» DATA SHOWN
==============================

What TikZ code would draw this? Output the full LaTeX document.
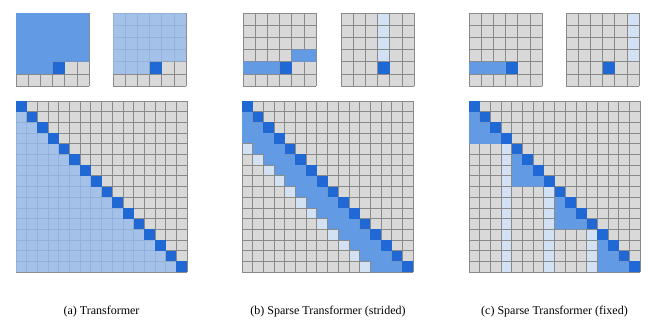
\documentclass[tikz,border=0pt]{standalone}
\usepackage{fontspec}
\setmainfont{Liberation Serif}
\definecolor{cellgrey}{RGB}{217,217,217}
\definecolor{linegrey}{RGB}{138,138,138}
\definecolor{qblue}{RGB}{32,104,212}
\definecolor{midblue}{RGB}{98,154,228}
\definecolor{triblue}{RGB}{150,188,238}
\definecolor{paleblue}{RGB}{210,226,244}
\tikzset{
  biggrid/.style   = {shift={#1}, x=8.016pt, y=-8.016pt},
  smallgrid/.style = {shift={#1}, x=9.125pt, y=-9.125pt},
  cell/.style  = {fill=cellgrey},
  gline/.style = {draw=linegrey, line width=0.5pt},
  qry/.style   = {fill=qblue},
  band/.style  = {fill=midblue},
  prev/.style  = {fill=triblue, fill opacity=0.8},
  pale/.style  = {fill=paleblue, draw=linegrey, line width=0.5pt},
  capt/.style  = {font=\fontsize{9}{11}\selectfont, inner sep=0pt}
}
% n x n board of grey cells
\newcommand\board[1]{%
  \fill[cell] (0,0) rectangle (#1,#1);
  \foreach \k in {0,...,#1} \draw[gline] (\k,0) -- (\k,#1) (0,\k) -- (#1,\k);}

\begin{document}
\begin{tikzpicture}[x=0.75pt,y=-0.75pt]
  \useasboundingbox (0,0) rectangle (665,329);
  % ---- (a) transformer ----
  \begin{scope}[smallgrid={(16,13)}]
    \board{6}
    \fill[band] (0,0) rectangle (6,4) (0,4) rectangle (3,5);
    \fill[qry] (3,4) rectangle ++(1,1);
  \end{scope}
  \begin{scope}[smallgrid={(113,13)}]
    \board{6}
    \fill[prev] (0,0) -- (6,0) -- (6,4) -- (3,4) -- (3,5) -- (0,5) -- cycle;
    \fill[qry] (3,4) rectangle ++(1,1);
  \end{scope}
  \begin{scope}[biggrid={(16,101)}]
    \board{16}
    \fill[prev] (0,1) \foreach \i in {1,...,15} { -- (\i,\i) -- (\i,\i+1) } -- (0,16) -- cycle;
    \foreach \i in {0,...,15} \fill[qry] (\i,\i) rectangle ++(1,1);
  \end{scope}
  \node[capt] (capa) at (101.5,312) {(a) Transformer};

  % ---- (b) strided ----
  \begin{scope}[smallgrid={(243,13)}]
    \board{6}
    \fill[band] (4,3) rectangle (6,4) (0,4) rectangle (3,5);
    \fill[qry] (3,4) rectangle ++(1,1);
  \end{scope}
  \begin{scope}[smallgrid={(341,13)}]
    \board{6}
    \foreach \i in {0,...,3} \filldraw[pale] (3,\i) rectangle ++(1,1);
    \fill[qry] (3,4) rectangle ++(1,1);
  \end{scope}
  \begin{scope}[biggrid={(242,101)}]
    \board{16}
    \fill[band] (0,1) \foreach \i in {1,...,15} { -- (\i,\i) -- (\i,\i+1) }
      \foreach \i in {15,...,4} { -- (\i-3,\i+1) -- (\i-3,\i) } -- (0,4) -- cycle;
    \foreach \i in {4,...,15} \filldraw[pale] (\i-4,\i) rectangle ++(1,1);
    \foreach \i in {0,...,15} \fill[qry] (\i,\i) rectangle ++(1,1);
  \end{scope}
  \node[capt] (capb) at (328,312) {(b) Sparse Transformer (strided)};

  % ---- (c) fixed ----
  \begin{scope}[smallgrid={(469,13)}]
    \board{6}
    \fill[band] (0,4) rectangle (3,5);
    \fill[qry] (3,4) rectangle ++(1,1);
  \end{scope}
  \begin{scope}[smallgrid={(566,13)}]
    \board{6}
    \foreach \i in {0,...,3} \filldraw[pale] (5,\i) rectangle ++(1,1);
    \fill[qry] (3,4) rectangle ++(1,1);
  \end{scope}
  \begin{scope}[biggrid={(469,101)}]
    \board{16}
    \foreach \b in {0,4,8,12}
      \fill[band] (\b,\b+1) -- (\b+1,\b+1) -- (\b+1,\b+2) -- (\b+2,\b+2) -- (\b+2,\b+3)
        -- (\b+3,\b+3) -- (\b+3,\b+4) -- (\b,\b+4) -- cycle;
    \foreach \c/\s in {3/4,7/8,11/12}
      \foreach \i in {\s,...,15} \filldraw[pale] (\c,\i) rectangle ++(1,1);
    \foreach \i in {0,...,15} \fill[qry] (\i,\i) rectangle ++(1,1);
  \end{scope}
  \node[capt] (capc) at (554.5,312) {(c) Sparse Transformer (fixed)};
\end{tikzpicture}
\end{document}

==============================

» THE PROBLEM
Reproduce only the lines from the beginning of the data through the line that contains "(\k,0) -- (\k,#1) (0,\k)", both included, and please drop the pictures.

» TASK OUTPUT
What TikZ code would draw this? Output the full LaTeX document.
\documentclass[tikz,border=0pt]{standalone}
\usepackage{fontspec}
\setmainfont{Liberation Serif}
\definecolor{cellgrey}{RGB}{217,217,217}
\definecolor{linegrey}{RGB}{138,138,138}
\definecolor{qblue}{RGB}{32,104,212}
\definecolor{midblue}{RGB}{98,154,228}
\definecolor{triblue}{RGB}{150,188,238}
\definecolor{paleblue}{RGB}{210,226,244}
\tikzset{
  biggrid/.style   = {shift={#1}, x=8.016pt, y=-8.016pt},
  smallgrid/.style = {shift={#1}, x=9.125pt, y=-9.125pt},
  cell/.style  = {fill=cellgrey},
  gline/.style = {draw=linegrey, line width=0.5pt},
  qry/.style   = {fill=qblue},
  band/.style  = {fill=midblue},
  prev/.style  = {fill=triblue, fill opacity=0.8},
  pale/.style  = {fill=paleblue, draw=linegrey, line width=0.5pt},
  capt/.style  = {font=\fontsize{9}{11}\selectfont, inner sep=0pt}
}
% n x n board of grey cells
\newcommand\board[1]{%
  \fill[cell] (0,0) rectangle (#1,#1);
  \foreach \k in {0,...,#1} \draw[gline] (\k,0) -- (\k,#1) (0,\k) -- (#1,\k);}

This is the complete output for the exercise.